> **Data extract**:
☆ ☆ ☆ ☆

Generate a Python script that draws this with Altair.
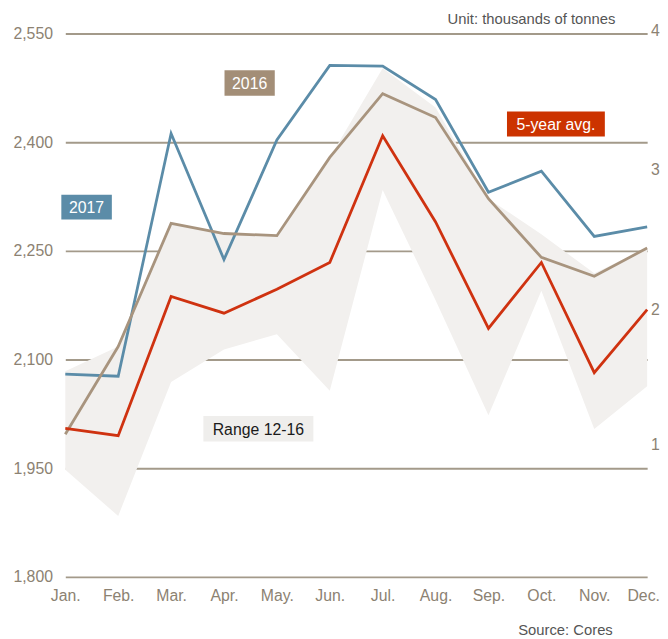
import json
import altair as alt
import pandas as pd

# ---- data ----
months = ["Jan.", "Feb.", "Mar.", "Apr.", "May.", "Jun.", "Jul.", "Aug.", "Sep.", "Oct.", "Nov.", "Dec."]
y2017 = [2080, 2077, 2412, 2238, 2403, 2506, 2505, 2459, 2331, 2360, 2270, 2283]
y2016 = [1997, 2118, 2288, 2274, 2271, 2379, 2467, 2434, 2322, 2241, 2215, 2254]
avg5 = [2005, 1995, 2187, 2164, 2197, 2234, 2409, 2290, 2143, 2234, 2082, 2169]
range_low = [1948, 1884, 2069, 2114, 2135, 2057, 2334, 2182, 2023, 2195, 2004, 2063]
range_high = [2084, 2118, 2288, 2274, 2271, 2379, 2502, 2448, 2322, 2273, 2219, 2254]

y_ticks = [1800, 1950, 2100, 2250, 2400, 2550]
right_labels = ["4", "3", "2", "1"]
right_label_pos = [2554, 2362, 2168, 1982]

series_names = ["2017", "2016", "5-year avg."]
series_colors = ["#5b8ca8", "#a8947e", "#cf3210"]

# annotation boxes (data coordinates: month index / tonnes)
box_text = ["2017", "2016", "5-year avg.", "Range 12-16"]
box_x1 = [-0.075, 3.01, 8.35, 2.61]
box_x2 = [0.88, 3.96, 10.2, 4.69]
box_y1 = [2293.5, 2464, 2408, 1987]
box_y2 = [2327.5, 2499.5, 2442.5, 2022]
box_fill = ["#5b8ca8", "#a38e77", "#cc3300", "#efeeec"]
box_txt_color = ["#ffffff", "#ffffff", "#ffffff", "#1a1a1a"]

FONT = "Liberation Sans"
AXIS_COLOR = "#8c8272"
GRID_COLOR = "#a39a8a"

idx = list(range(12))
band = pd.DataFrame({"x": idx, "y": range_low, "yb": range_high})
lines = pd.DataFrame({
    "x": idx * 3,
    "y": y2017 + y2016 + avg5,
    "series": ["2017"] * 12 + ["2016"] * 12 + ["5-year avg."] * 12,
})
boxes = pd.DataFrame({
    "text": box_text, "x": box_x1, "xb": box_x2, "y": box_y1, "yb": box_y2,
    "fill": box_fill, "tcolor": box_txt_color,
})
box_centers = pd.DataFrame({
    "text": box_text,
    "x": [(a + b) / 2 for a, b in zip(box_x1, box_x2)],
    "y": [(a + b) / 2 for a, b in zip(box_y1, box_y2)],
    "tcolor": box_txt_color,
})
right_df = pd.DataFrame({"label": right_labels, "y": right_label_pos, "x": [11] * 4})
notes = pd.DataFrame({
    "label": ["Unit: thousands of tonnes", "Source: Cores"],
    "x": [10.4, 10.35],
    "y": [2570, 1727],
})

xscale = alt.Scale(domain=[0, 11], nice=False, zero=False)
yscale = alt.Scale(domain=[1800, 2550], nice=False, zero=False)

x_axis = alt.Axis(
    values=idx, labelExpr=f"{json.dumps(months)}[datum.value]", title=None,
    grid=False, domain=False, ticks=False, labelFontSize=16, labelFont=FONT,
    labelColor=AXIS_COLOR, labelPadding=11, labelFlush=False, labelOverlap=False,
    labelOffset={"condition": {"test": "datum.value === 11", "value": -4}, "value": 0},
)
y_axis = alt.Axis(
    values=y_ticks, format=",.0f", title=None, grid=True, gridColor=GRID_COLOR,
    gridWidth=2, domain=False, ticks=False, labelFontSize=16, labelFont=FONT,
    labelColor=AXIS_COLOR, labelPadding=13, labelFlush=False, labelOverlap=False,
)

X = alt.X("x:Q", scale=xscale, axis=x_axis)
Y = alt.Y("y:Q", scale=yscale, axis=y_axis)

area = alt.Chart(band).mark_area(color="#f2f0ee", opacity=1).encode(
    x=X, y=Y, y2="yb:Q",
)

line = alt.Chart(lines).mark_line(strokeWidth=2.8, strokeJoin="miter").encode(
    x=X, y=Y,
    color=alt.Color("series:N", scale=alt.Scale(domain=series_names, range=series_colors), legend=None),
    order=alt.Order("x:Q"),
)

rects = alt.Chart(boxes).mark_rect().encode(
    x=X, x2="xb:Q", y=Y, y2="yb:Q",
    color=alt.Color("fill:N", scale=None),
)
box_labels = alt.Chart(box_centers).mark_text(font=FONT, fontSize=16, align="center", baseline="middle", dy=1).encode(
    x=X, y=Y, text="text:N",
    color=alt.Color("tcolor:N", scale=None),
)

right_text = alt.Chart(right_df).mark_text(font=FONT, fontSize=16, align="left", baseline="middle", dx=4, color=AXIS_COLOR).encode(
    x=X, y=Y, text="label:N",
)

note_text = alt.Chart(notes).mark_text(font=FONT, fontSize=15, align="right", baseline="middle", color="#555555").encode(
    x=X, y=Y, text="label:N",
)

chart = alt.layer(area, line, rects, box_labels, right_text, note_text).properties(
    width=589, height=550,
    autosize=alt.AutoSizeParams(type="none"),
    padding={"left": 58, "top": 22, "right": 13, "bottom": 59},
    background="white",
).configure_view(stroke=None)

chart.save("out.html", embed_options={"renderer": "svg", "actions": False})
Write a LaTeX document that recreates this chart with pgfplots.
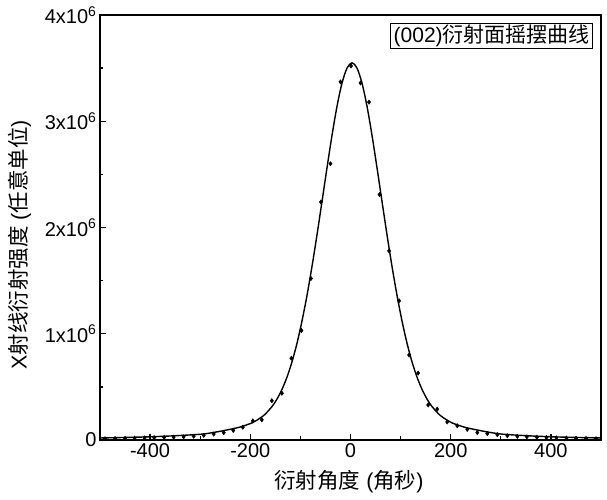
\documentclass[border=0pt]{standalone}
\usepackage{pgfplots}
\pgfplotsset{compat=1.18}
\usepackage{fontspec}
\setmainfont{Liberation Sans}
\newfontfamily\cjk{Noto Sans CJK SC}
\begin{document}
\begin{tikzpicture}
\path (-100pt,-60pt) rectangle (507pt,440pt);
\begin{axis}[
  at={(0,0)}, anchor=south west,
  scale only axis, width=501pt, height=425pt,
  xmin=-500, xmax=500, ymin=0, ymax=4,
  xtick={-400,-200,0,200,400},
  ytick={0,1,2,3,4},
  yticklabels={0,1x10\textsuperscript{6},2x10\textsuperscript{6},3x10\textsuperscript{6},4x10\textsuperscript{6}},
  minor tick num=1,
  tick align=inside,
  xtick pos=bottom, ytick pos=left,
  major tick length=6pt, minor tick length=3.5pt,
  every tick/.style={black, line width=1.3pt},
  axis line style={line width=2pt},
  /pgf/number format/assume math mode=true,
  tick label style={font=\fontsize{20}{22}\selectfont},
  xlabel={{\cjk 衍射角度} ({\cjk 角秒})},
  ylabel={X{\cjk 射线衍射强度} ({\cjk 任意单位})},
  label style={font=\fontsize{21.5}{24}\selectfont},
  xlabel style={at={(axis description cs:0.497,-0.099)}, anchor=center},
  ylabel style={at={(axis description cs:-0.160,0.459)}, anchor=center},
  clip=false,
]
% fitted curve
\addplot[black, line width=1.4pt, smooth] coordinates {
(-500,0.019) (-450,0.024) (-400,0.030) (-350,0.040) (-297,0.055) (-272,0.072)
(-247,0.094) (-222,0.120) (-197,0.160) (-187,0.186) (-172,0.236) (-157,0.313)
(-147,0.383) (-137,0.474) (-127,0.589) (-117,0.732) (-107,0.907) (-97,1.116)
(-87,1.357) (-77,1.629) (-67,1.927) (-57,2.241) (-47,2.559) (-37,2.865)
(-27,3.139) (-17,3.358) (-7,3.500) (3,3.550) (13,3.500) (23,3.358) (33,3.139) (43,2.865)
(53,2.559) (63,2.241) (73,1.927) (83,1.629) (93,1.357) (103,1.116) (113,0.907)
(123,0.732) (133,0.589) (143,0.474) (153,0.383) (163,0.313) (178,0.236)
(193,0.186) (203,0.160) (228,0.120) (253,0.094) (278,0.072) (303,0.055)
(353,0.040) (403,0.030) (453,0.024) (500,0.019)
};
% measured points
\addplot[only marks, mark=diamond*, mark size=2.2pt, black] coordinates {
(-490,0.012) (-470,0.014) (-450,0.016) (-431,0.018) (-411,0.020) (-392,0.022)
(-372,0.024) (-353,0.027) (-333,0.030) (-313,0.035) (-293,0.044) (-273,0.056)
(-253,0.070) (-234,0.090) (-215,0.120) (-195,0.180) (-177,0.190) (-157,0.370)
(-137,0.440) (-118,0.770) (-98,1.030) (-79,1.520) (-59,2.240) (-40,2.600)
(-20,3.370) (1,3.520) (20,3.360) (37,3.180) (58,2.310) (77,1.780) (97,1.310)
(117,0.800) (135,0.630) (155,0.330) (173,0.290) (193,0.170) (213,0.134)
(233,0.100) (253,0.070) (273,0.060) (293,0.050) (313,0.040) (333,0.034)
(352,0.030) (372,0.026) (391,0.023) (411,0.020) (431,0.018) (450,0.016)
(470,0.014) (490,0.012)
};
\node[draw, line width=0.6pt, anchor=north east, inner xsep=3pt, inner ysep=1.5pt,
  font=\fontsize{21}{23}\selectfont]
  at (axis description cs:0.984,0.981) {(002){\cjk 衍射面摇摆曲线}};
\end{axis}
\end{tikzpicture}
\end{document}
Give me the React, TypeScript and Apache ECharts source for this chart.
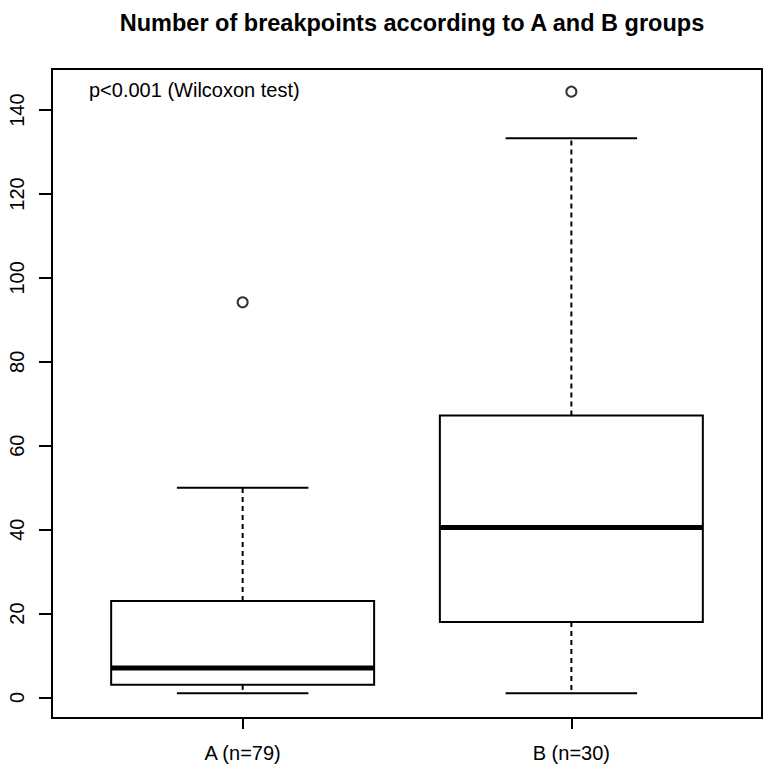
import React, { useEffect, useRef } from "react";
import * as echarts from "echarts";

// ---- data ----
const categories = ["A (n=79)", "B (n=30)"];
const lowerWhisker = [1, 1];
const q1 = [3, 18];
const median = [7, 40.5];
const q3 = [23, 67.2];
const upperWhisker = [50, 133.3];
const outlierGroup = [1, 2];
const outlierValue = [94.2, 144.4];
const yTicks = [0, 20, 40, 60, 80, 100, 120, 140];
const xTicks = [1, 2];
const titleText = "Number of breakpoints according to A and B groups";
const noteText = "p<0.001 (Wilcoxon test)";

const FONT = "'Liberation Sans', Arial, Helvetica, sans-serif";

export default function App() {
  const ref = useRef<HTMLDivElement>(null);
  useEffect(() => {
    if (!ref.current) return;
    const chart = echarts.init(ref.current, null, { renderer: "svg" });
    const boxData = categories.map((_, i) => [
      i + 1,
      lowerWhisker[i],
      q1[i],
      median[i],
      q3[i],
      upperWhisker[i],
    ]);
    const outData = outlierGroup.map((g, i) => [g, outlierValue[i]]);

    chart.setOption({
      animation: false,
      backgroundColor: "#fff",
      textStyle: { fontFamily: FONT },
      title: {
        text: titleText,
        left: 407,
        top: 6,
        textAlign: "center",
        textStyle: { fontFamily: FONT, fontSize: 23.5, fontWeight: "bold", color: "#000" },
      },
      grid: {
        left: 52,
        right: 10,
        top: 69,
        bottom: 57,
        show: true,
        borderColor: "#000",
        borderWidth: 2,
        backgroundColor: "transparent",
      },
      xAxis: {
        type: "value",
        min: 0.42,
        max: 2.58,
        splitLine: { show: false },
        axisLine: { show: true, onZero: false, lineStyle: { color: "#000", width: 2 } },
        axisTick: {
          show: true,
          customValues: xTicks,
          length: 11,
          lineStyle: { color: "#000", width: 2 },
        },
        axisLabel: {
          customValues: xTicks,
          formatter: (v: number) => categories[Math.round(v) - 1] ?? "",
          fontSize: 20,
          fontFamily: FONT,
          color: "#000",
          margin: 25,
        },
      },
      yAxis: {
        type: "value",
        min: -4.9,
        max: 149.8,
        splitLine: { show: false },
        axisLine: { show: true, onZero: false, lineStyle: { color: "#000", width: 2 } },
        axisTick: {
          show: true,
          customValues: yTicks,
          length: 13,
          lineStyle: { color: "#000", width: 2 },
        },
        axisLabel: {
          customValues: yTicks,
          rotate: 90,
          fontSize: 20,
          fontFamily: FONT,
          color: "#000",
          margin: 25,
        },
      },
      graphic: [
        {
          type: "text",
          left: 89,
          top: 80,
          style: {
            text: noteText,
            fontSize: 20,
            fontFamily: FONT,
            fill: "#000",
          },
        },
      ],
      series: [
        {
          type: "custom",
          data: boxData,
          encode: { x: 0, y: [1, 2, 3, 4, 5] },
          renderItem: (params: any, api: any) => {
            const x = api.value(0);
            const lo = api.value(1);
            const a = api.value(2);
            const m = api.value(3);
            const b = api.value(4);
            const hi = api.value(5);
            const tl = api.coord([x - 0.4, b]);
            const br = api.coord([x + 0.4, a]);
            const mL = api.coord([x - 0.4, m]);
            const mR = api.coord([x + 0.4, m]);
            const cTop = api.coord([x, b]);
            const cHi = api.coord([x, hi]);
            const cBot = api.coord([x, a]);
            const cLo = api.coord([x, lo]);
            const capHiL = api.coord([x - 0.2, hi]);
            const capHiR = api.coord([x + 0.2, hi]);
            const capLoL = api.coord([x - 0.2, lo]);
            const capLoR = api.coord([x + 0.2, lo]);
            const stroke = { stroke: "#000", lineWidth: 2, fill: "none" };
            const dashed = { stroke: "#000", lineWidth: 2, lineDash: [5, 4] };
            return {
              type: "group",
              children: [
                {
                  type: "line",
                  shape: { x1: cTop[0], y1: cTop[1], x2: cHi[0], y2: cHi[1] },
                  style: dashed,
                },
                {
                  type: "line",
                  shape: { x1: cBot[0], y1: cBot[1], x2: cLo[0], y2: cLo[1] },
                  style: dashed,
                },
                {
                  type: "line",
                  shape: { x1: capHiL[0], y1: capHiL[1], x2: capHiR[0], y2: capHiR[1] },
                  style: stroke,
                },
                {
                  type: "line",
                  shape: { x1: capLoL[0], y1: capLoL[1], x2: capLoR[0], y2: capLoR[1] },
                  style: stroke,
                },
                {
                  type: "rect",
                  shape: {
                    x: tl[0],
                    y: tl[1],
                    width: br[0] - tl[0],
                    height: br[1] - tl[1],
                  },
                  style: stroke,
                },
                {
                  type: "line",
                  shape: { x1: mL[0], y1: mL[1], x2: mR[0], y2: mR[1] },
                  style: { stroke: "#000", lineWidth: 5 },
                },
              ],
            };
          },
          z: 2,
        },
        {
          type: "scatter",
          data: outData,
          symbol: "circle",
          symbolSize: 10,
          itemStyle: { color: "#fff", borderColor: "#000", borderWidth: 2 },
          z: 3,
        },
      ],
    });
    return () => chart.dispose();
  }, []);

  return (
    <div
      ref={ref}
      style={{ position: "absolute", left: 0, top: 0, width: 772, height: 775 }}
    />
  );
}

☆ ☆ ☆ ☆

> **Task to carry out**: Check every line of the material for the string "this" and give the number of lines that have it, without anything else.

> **The result**: 3